Another point about innovation is the Apple Vision, released last month.

Honestly, I was unsure if I was watching a product release or a new sci-fi movie. It was great from a tech perspective and scary, deeply scary, from a human perspective.

If Apple Vision becomes mainstream, like several other products, it can completely change how we interact at work and in our private lives.

And I am not sure if it will be for the better.

It has the power to mix the physical world with the digital one in such a seamless way that there is a risk of people losing the notion of what is real and what is generated by a computer.

Anyway, with a starting price of $3,499, it is more than three times the cost of the most expensive headset in Meta's line of mixed and virtual reality devices. Will consumers buy it?

I don't know.

And to give all of us a taste of how unpredictable things are, Apple has recently sharply reduced the estimates of how many headsets they can produce in 2024.

In my opinion, and coming from Apple, I cannot even imagine how luxurious its box will be!

All this led us to look for insights into how Apple manages its projects and product development.

3. Excellence in Project and Product Management

Another aspect is related to how they develop their projects. From an almost paranoid concept of confidentiality to the meticulous design of internal parts of the devices that no one will see (except technicians, if it needs to be fixed one day), everything at Apple is taken to the extreme.

Technical teams are free to intervene and replan if they see something is not working.
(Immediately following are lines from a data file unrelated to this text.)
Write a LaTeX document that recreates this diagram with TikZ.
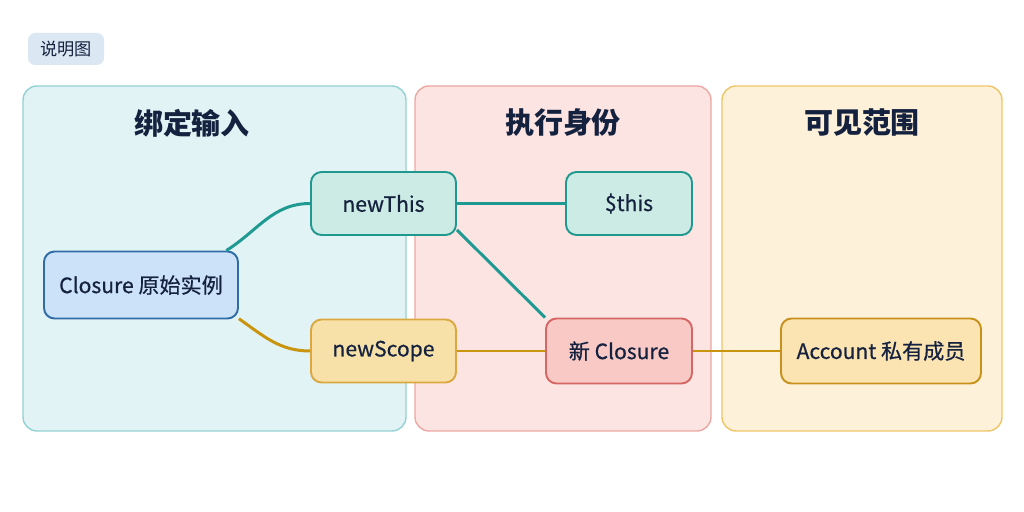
\documentclass[tikz,border=0pt]{standalone}
\usepackage{fontspec}
\setmainfont{Noto Sans CJK SC}
\newfontfamily\itemfont{Noto Sans CJK SC}[FakeBold=0.6]
\usepackage{tikz}
\usetikzlibrary{arrows.meta,positioning,calc}
\definecolor{inkblue}{HTML}{15223F}
\definecolor{bindfill}{HTML}{E2F3F5}
\definecolor{binddraw}{HTML}{93D2D2}
\definecolor{execfill}{HTML}{FBE4E2}
\definecolor{execdraw}{HTML}{EDA8A3}
\definecolor{viewfill}{HTML}{FDF1DA}
\definecolor{viewdraw}{HTML}{EFC667}
\definecolor{origfill}{HTML}{CCE2F8}
\definecolor{origdraw}{HTML}{2F6CA6}
\definecolor{thisfill}{HTML}{CDEBE5}
\definecolor{thisdraw}{HTML}{1F9890}
\definecolor{scopefill}{HTML}{F8E1A9}
\definecolor{scopedraw}{HTML}{DBA83F}
\definecolor{newfill}{HTML}{F9C9C5}
\definecolor{newdraw}{HTML}{D56663}
\definecolor{acctfill}{HTML}{FBE3B2}
\definecolor{acctdraw}{HTML}{C8911C}
\definecolor{tealline}{HTML}{1E9A92}
\definecolor{goldline}{HTML}{C9950F}
\definecolor{legendfill}{HTML}{DCE7F4}

\begin{document}
\begin{tikzpicture}[
  every node/.style={font=\fontsize{12}{14}\selectfont,text=inkblue},
  panel/.style={rectangle,rounded corners=8pt,line width=0.8pt,minimum height=6.9cm,inner sep=0pt},
  title/.style={font=\fontsize{16.5}{18}\selectfont\bfseries},
  item/.style={rectangle,rounded corners=6pt,line width=1.1pt,minimum height=1.26cm,align=center,font=\itemfont\fontsize{12}{14}\selectfont},
  tealedge/.style={line width=1.7pt,color=tealline},
  goldedge/.style={line width=1.7pt,color=goldline}
]
\useasboundingbox (0,0) rectangle (20.48,10.24);
\fill[white] (0,0) rectangle (20.48,10.24);

% legend tag
\node[rectangle,rounded corners=4pt,fill=legendfill,minimum width=1.52cm,minimum height=0.64cm,font=\fontsize{9.8}{11}\selectfont] (legend) at (1.32,9.26) {说明图};

% three panels
\node[panel,fill=bindfill,draw=binddraw,minimum width=7.66cm] (bind) at (4.29,5.07) {};
\node[panel,fill=execfill,draw=execdraw,minimum width=5.92cm] (exec) at (11.26,5.07) {};
\node[panel,fill=viewfill,draw=viewdraw,minimum width=5.60cm] (view) at (17.24,5.07) {};
\node[title] (bindtitle) at (3.84,7.78) {绑定输入};
\node[title] (exectitle) at (11.26,7.78) {执行身份};
\node[title] (viewtitle) at (17.24,7.78) {可见范围};

% items
\node[item,fill=origfill,draw=origdraw,minimum width=3.88cm,minimum height=1.34cm] (orig) at (2.82,4.54) {Closure 原始实例};
\node[item,fill=thisfill,draw=thisdraw,minimum width=2.90cm] (newthis) at (7.67,6.17) {newThis};
\node[item,fill=thisfill,draw=thisdraw,minimum width=2.52cm] (selfthis) at (12.58,6.17) {\$this};
\node[item,fill=scopefill,draw=scopedraw,minimum width=2.90cm] (newscope) at (7.67,3.22) {newScope};
\node[item,fill=newfill,draw=newdraw,minimum width=2.92cm,minimum height=1.30cm] (newclos) at (12.38,3.22) {新 Closure};
\node[item,fill=acctfill,draw=acctdraw,minimum width=4.00cm,minimum height=1.30cm] (acct) at (17.62,3.22) {Account 私有成员};

% connectors
\draw[tealedge] (orig.22) to[out=32,in=180] (newthis.west);
\draw[goldedge] (orig.-19) to[out=-35,in=180] (newscope.west);
\draw[tealedge] (newthis.east) -- (selfthis.west);
\draw[tealedge] (newthis.south east) ++(0,0.12) -- (newclos.north west);
\draw[goldedge] (newscope.east) -- (newclos.west);
\draw[goldedge] (newclos.east) -- (acct.west);
\end{tikzpicture}
\end{document}
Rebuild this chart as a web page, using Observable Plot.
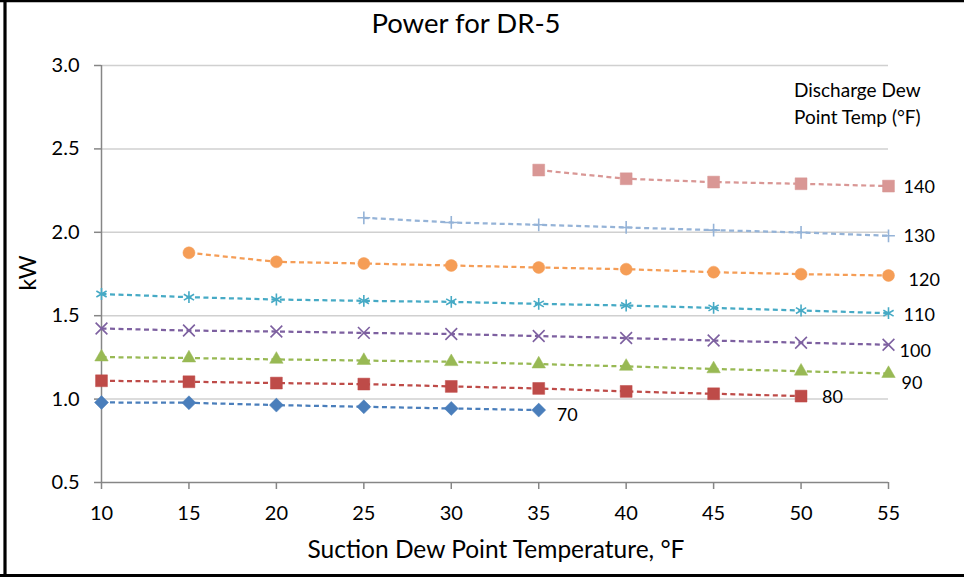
<!DOCTYPE html>
<html>
<head>
<meta charset="utf-8">
<script src="https://cdn.jsdelivr.net/npm/d3@7"></script>
<script src="https://cdn.jsdelivr.net/npm/@observablehq/plot@0.6"></script>
<style>
  html, body { margin: 0; padding: 0; background: white; }
</style>
</head>
<body>
<div id="chart"></div>
<script>
// ---- Data ----
const suctionTemps = [10, 15, 20, 25, 30, 35, 40, 45, 50, 55];
const xTicks = [10, 15, 20, 25, 30, 35, 40, 45, 50, 55];
const yTicks = [0.5, 1.0, 1.5, 2.0, 2.5, 3.0];
const dischargeTemps = [70, 80, 90, 100, 110, 120, 130, 140];

const kW_70  = [0.980, 0.978, 0.964, 0.954, 0.944, 0.934, null, null, null, null];
const kW_80  = [1.110, 1.104, 1.096, 1.090, 1.076, 1.064, 1.046, 1.032, 1.018, null];
const kW_90  = [1.252, 1.246, 1.238, 1.231, 1.224, 1.210, 1.196, 1.181, 1.167, 1.153];
const kW_100 = [1.423, 1.411, 1.405, 1.397, 1.390, 1.378, 1.366, 1.351, 1.338, 1.326];
const kW_110 = [1.630, 1.611, 1.597, 1.589, 1.583, 1.571, 1.561, 1.547, 1.531, 1.515];
const kW_120 = [null, 1.877, 1.823, 1.813, 1.801, 1.789, 1.779, 1.761, 1.749, 1.741];
const kW_130 = [null, null, null, 2.087, 2.059, 2.045, 2.029, 2.013, 1.999, 1.979];
const kW_140 = [null, null, null, null, null, 2.373, 2.321, 2.301, 2.291, 2.277];

const seriesValues = [kW_70, kW_80, kW_90, kW_100, kW_110, kW_120, kW_130, kW_140];

// ---- Styles ----
const seriesStyle = {
  70:  {color: "#4A7EBB", symbol: "diamond2", r: 6.3, filled: true,  ldx: 18, ldy: 11},
  80:  {color: "#BE4B48", symbol: "square",   r: 6.7, filled: true,  ldx: 21, ldy: 7},
  90:  {color: "#98B954", symbol: "triangle", r: 5.0, filled: true,  ldx: 13, ldy: 15},
  100: {color: "#7D60A0", symbol: "times",    r: 5.4, filled: false, ldx: 11, ldy: 12},
  110: {color: "#46AAC5", symbol: "asterisk", r: 5.6, filled: false, ldx: 15, ldy: 8},
  120: {color: "#F59D56", symbol: "circle",   r: 6.0, filled: true,  ldx: 20, ldy: 10},
  130: {color: "#95B3D7", symbol: "plus",     r: 4.2, filled: false, ldx: 15, ldy: 6},
  140: {color: "#D99795", symbol: "square",   r: 6.7, filled: true,  ldx: 15, ldy: 7}
};

const rows = [];
dischargeTemps.forEach((d, i) => {
  seriesValues[i].forEach((v, j) => {
    if (v != null) rows.push({discharge: d, suction: suctionTemps[j], kw: v});
  });
});

const FONT = "Lato, 'Open Sans', sans-serif";
const axisColor = "#868686";
const gridColor = "#D0D0D0";

const marks = [
  Plot.gridY(yTicks.filter(t => t > 0.5), {stroke: gridColor, strokeOpacity: 1, strokeWidth: 1.5}),
  Plot.ruleX([10], {stroke: axisColor, strokeWidth: 1.5}),
  Plot.ruleY([0.5], {stroke: axisColor, strokeWidth: 1.5}),
  Plot.axisY({ticks: yTicks, tickFormat: d3.format(".1f"), tickSize: 7, tickPadding: 15,
              fontSize: 20, stroke: axisColor, fill: "#000", strokeWidth: 1.5, label: null}),
  Plot.axisX({ticks: xTicks, tickFormat: d => String(d), tickSize: 7, tickPadding: 16,
              fontSize: 20, stroke: axisColor, fill: "#000", strokeWidth: 1.5, label: null})
];

dischargeTemps.forEach(d => {
  const s = seriesStyle[d];
  const data = rows.filter(r => r.discharge === d);
  marks.push(Plot.line(data, {x: "suction", y: "kw", stroke: s.color, strokeWidth: 2.25,
                               strokeDasharray: "5,3.5", strokeLinecap: "butt"}));
  marks.push(Plot.dot(data, {x: "suction", y: "kw", symbol: () => s.symbol, r: s.r,
                              fill: s.filled ? s.color : "none",
                              stroke: s.color, strokeWidth: s.filled ? 0.5 : 1.6}));
  marks.push(Plot.text(data.slice(-1), {x: "suction", y: "kw", text: () => String(d),
                              dx: s.ldx, dy: s.ldy, textAnchor: "start", lineAnchor: "bottom",
                              fontSize: 18, fill: "#000"}));
});

const chart = Plot.plot({
  width: 964,
  height: 577,
  marginLeft: 101,
  marginRight: 76,
  marginTop: 65,
  marginBottom: 95,
  style: {fontFamily: FONT, background: "white", color: "#000"},
  x: {domain: [10, 55], axis: null},
  y: {domain: [0.5, 3.0], axis: null},
  symbol: {type: "identity"},
  marks
});

document.getElementById("chart").appendChild(chart);

const svg = d3.select(chart);
// Border (top, left, bottom)
svg.append("line").attr("x1", 0).attr("x2", 964).attr("y1", 1).attr("y2", 1)
  .attr("stroke", "#000").attr("stroke-width", 2.5);
svg.append("line").attr("x1", 5).attr("x2", 5).attr("y1", 0).attr("y2", 577)
  .attr("stroke", "#000").attr("stroke-width", 3.2);
svg.append("line").attr("x1", 0).attr("x2", 964).attr("y1", 575.6).attr("y2", 575.6)
  .attr("stroke", "#000").attr("stroke-width", 3);
// Title
svg.append("text").attr("x", 466).attr("y", 33).attr("text-anchor", "middle")
  .attr("font-size", 27.5).attr("font-family", FONT).attr("fill", "#000").text("Power for DR-5");
// X axis title
svg.append("text").attr("x", 496).attr("y", 558).attr("text-anchor", "middle")
  .attr("font-size", 24.5).attr("font-family", FONT).attr("fill", "#000")
  .text("Suction Dew Point Temperature, °F");
// Y axis title
svg.append("text").attr("transform", "translate(36,273) rotate(-90)").attr("text-anchor", "middle")
  .attr("font-size", 23).attr("font-family", FONT).attr("fill", "#000").text("kW");
// Legend title
const lg = svg.append("text").attr("text-anchor", "start").attr("font-size", 19)
  .attr("font-family", FONT).attr("fill", "#000");
lg.append("tspan").attr("x", 794).attr("y", 97).text("Discharge Dew");
lg.append("tspan").attr("x", 794).attr("y", 124).text("Point Temp (°F)");
</script>
</body>
</html>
Projects are run in small integrated teams, and managers combine technical knowledge with a permanent challenging mindset, assigning tasks always above the team member's recognized expertise.

Another critical aspect is related to deadlines. Apple requires absolute deadlines, and they never miss them. Period.

This search for perfection in how projects are managed, combined with a tireless search for supreme quality, makes their products what they are.

Let me give you a personal example.

My wife Zelia still uses the MacBook Pro we bought while living in Copenhagen. This was eleven years ago. It has been eleven years of using the same computer daily without significant issues except for replacing the batteries a few years ago.

I've never seen anything like that.

And probably, when she decides to change it, she may even sell it in marketplaces like eBay for a decent amount of money for something that, in normal expectations, would last maybe three or four years.

But it was not always this way.

4. Learning from Failures and Crisis

It is easy to analyze Apple now, but in 1980, Apple released the Apple III, a business-focused computer that was supposed to compete with the growing threat of IBM and Microsoft. This was a new concept for users at that time. It sold only 100,000 units of the Apple Lisa, a personal computer built for business users in the early 1980s.

Apple also launched the Newton MessagePad in 1993. The product was $700 and did little more than take notes and keep track of your contacts.

But Apple has come a long way in building its products since then.

If we look back, the history of Apple is full of ups and downs. Probably no other large tech organization faced as many challenges, crises, and turnarounds as Apple.

Let's not forget that Apple is not a startup. It has been at it for 47 years. It has seen ups and downs. Steve Jobs and Steve Wozniak founded Apple on April 1st, 1976.

In 1983 Jobs released the Apple Macintosh, considered by many the world's most popular user-friendly computer. However, it was a time of internal political conflict for Apple. At this time, Apple got a new CEO: John Sculley.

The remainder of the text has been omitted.